I recently played Super Meat Boy on XBox Live. It is a really fun game, and it manages innovation in a genre that I would have thought had passed innovation by decades ago. It's an impressive feat, and very much worth some attention.
Super Meat Boy is a 2-D platformer. Like all other successful indie games. Ninety percent of all indie games have to be 2-D platformers now, by federal law. Penalties for violation start at being forced to watch all of the Wandering Around In the Forest Being Emo scenes from Harry Potter and the Deathly Hallows and rapidly get worse from there.
The plot is simple, elemental, and timeless. You play Meat Boy, a small, sentient wad of bloody meat. Your girlfriend, Bandage Girl, has been kidnapped by the evil Dr. Fetus. You have to rescue her. You do so by moving left and right and jumping, hopefully evading all obstacles on your way to get to Bandage Girl. That's it. That's the game. It's a bloodier (MUCH bloodier) version of Donkey Kong, which itself came out about the time Napoleon was getting bogged down in Russia.

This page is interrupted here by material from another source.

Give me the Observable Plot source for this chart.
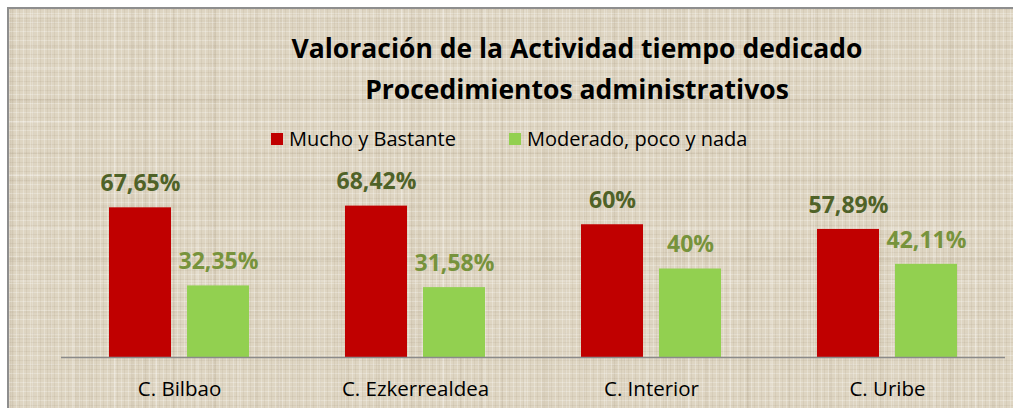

And yet, it is insanely fun and amazingly innovative. And the innovation comes from the developers' attempt to answer this simple question:
How do you make a computer game that is extremely hardcore and difficult but, at the same time, light and fun and not frustrating?
Tough problem. And they come up with a great solution. Super Meat Boy has two innovations that make it unique:
1. Short, short levels. No death penalty.
Super Meat Boy is a tough platformer, one of the toughest you will ever play. However, the levels are short. Very short. A lot of them can be completed in less than five seconds. Practically all of them can be done in less than thirty. For all regular gameplay, you don't have "lives". There is no long, annoying death animation. When you die, you are instantly back at the start of the level and able to play again. In other words, you come back to life so fast you will be playing again before you fully realize that you died.
Super Meat Boy requires amazingly difficult jumps, dodges, maneuvers, etc. It can easily take fifty tries to finish a level. And yet, you will often have all of those deaths less than five seconds into a level. So fifty deaths sounds like a lot, but they take place in less that 250 seconds (four minutes or so), which is an entirely reasonable amount of time to spend completing a level.
And when, by some unholy combination of skill and luck, you reach that fifth minute and maneuver through a tough level, you feel like a gaming god.
2. The Awesome Replays
When you finish a level, you see a replay of your attempts. Sounds dull, yes? The difference here is that you see a replay of ALL your attempts, shown at once. You die fifty times before you win? Then the replay shows fifty-one Meat Boys running through the level simultaneously. Fifty of them die in explosions of gore, and one of them gets through. It looks really cool and funny, and you can save the replays and show them to your friends.
The really amazing thing about this feature is subtle but powerful. What the all-attempts replays mean is that every time you die you didn't just waste your time. You added one more Meat Boy to the final replay, making it look cooler. Die fifty times? Then the replay looks spectacular. You aren't just failing. You're creating a bit of video game art. This feature sometimes made me keep trying a level again and again even after my sore fingers begged me to stop, just because I knew that, when I won, the replay would be awesome.
Video game death as personal expression. How cool is that?
There's More
There's many levels in the game. Finish a level quickly enough and it unlocks a much more difficult "dark world" version of the level. Plus there are boss fights. Hidden characters. Secret bonus levels. It's one of the best examples I've ever seen of obsessed developers going the extra mile to add craftsmanship and polish to their labor of love. The controls are really tight. The cutscenes are hilarious. Seriously, play this game.
I am on the record as saying that indie game development is overrated from the perspective of innovation. There are plenty of indie developers making hackwork, genre pieces, and clones of more successful games, and EA has published plenty of innovative titles over the last few years. But this is definitely one game that argues for the specialness of indies, and it's definitely worth checking out.